** start Data section **

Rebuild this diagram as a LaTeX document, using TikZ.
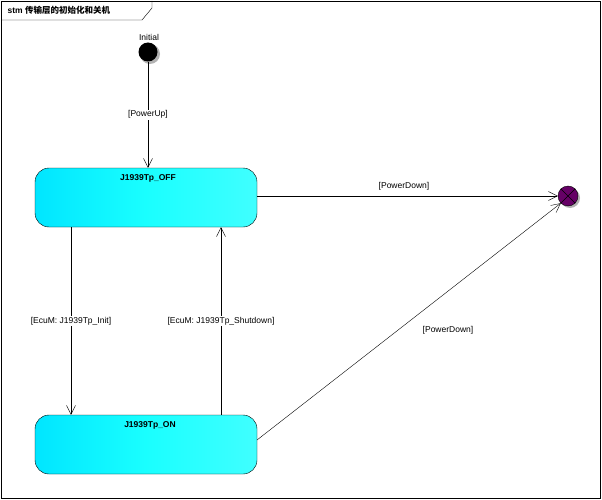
\documentclass[tikz,border=0pt]{standalone}
\usepackage{fontspec}
\setmainfont{Liberation Sans}
\newfontfamily\cjk{Noto Sans CJK SC}
\usetikzlibrary{arrows.meta}
\begin{document}
\begin{tikzpicture}[x=1pt,y=-1pt,font=\fontsize{8.5}{10}\selectfont,
  st/.style={draw=black,rounded corners=14pt,left color=cyan!90!blue,right color=cyan!75!white,middle color=cyan!90,minimum width=222pt,minimum height=59pt,inner sep=0pt},
  tr/.style={draw=black,-{Straight Barb[length=9pt,width=9pt]}},
  lb/.style={fill=white,inner sep=1pt}]
\useasboundingbox (0,0) rectangle (602,500);
\draw[fill=white] (1,1) rectangle (600,498);
\draw (1,20) -- (142,20) -- (152,8) -- (152,1);
\node[anchor=west] (title) at (4,10) {\textbf{stm {\cjk 传输层的初始化和关机}}};
\fill[gray!60] (150,54) circle (10);
\node[circle,fill=black,minimum size=19pt,inner sep=0pt] (init) at (148,52) {};
\node (initl) at (149,37) {Initial};
\fill[gray!60] (570,198) circle (10);
\node[circle,draw=black,fill=violet!80!black,minimum size=20pt,inner sep=0pt] (fin) at (568,196) {};
\draw (fin.north west) -- (fin.south east) (fin.north east) -- (fin.south west);
\node[st] (off) at (146,197.5) {};
\node[font=\fontsize{8.5}{10}\selectfont\bfseries] (offl) at (148,178) {J1939Tp\_OFF};
\node[st] (on) at (146,444.5) {};
\node[font=\fontsize{8.5}{10}\selectfont\bfseries] (onl) at (150,425) {J1939Tp\_ON};
\draw[tr] (init) -- node[lb]{[PowerUp]} (init |- off.north);
\draw[tr] (off.east |- fin) -- (fin);
\node (pd1) at (404,186) {[PowerDown]};
\draw[tr] ([xshift=-75pt]off.south) -- node[lb]{[EcuM: J1939Tp\_Init]} ([xshift=-75pt]on.north);
\draw[tr] ([xshift=75pt]on.north) -- node[lb]{[EcuM: J1939Tp\_Shutdown]} ([xshift=75pt]off.south);
\draw[tr] (257,440) -- (fin.south west);
\node (pd2) at (448,330) {[PowerDown]};
\end{tikzpicture}
\end{document}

** end Data section **

▸ **What you need to do**:
Print out the lines exactly, skipping any picture.

▸ **Answer to this task**:
Rebuild this diagram as a LaTeX document, using TikZ.
\documentclass[tikz,border=0pt]{standalone}
\usepackage{fontspec}
\setmainfont{Liberation Sans}
\newfontfamily\cjk{Noto Sans CJK SC}
\usetikzlibrary{arrows.meta}
\begin{document}
\begin{tikzpicture}[x=1pt,y=-1pt,font=\fontsize{8.5}{10}\selectfont,
  st/.style={draw=black,rounded corners=14pt,left color=cyan!90!blue,right color=cyan!75!white,middle color=cyan!90,minimum width=222pt,minimum height=59pt,inner sep=0pt},
  tr/.style={draw=black,-{Straight Barb[length=9pt,width=9pt]}},
  lb/.style={fill=white,inner sep=1pt}]
\useasboundingbox (0,0) rectangle (602,500);
\draw[fill=white] (1,1) rectangle (600,498);
\draw (1,20) -- (142,20) -- (152,8) -- (152,1);
\node[anchor=west] (title) at (4,10) {\textbf{stm {\cjk 传输层的初始化和关机}}};
\fill[gray!60] (150,54) circle (10);
\node[circle,fill=black,minimum size=19pt,inner sep=0pt] (init) at (148,52) {};
\node (initl) at (149,37) {Initial};
\fill[gray!60] (570,198) circle (10);
\node[circle,draw=black,fill=violet!80!black,minimum size=20pt,inner sep=0pt] (fin) at (568,196) {};
\draw (fin.north west) -- (fin.south east) (fin.north east) -- (fin.south west);
\node[st] (off) at (146,197.5) {};
\node[font=\fontsize{8.5}{10}\selectfont\bfseries] (offl) at (148,178) {J1939Tp\_OFF};
\node[st] (on) at (146,444.5) {};
\node[font=\fontsize{8.5}{10}\selectfont\bfseries] (onl) at (150,425) {J1939Tp\_ON};
\draw[tr] (init) -- node[lb]{[PowerUp]} (init |- off.north);
\draw[tr] (off.east |- fin) -- (fin);
\node (pd1) at (404,186) {[PowerDown]};
\draw[tr] ([xshift=-75pt]off.south) -- node[lb]{[EcuM: J1939Tp\_Init]} ([xshift=-75pt]on.north);
\draw[tr] ([xshift=75pt]on.north) -- node[lb]{[EcuM: J1939Tp\_Shutdown]} ([xshift=75pt]off.south);
\draw[tr] (257,440) -- (fin.south west);
\node (pd2) at (448,330) {[PowerDown]};
\end{tikzpicture}
\end{document}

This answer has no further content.